Audit your deploy bindings. For every agent in production, confirm that model version, prompt version, MCP server identity, and tool scope are explicitly bound in inventory. If any of those are “latest” or undocumented, you have a recertification trigger you can’t fire.
Define your trigger list before the next model rotation. Don’t wait for a provider to rotate a model version and then figure out the routing logic under pressure. The trigger list and routing rules are governance objects. Write them down, get them approved, and version them.
Treat ownership transfer as a formal handoff, not a Jira reassignment. The inheriting owner needs to affirm the current state, confirm the risk acceptance is still valid, and be on record. If the handoff protocol doesn’t exist, write it before the next team reorganization.

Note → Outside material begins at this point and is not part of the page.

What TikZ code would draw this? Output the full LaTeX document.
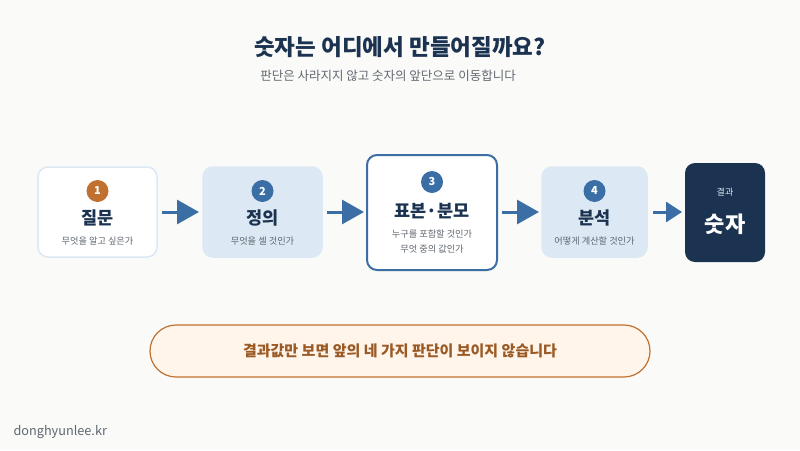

Run a decommissioning drill on one retired agent. Pick an agent that was taken out of service in the last 12 months and trace all six decommissioning steps. Credential revocation, tool disconnection, downstream notification, evidence retention, inventory update. Find out where the gaps are before an auditor does.
Locate where trigger routing logic currently lives. If the answer is “it doesn’t” or “in someone’s head,” that’s the first thing to fix. The control plane should own it. If you don’t have a control plane yet, a versioned policy document with named owners is a better starting point than nothing.

The agents that cause the most damage in regulated environments usually aren’t the ones that were never governed. They’re the ones that were governed once, at launch, and then quietly drifted for eighteen months while everyone assumed someone else was watching.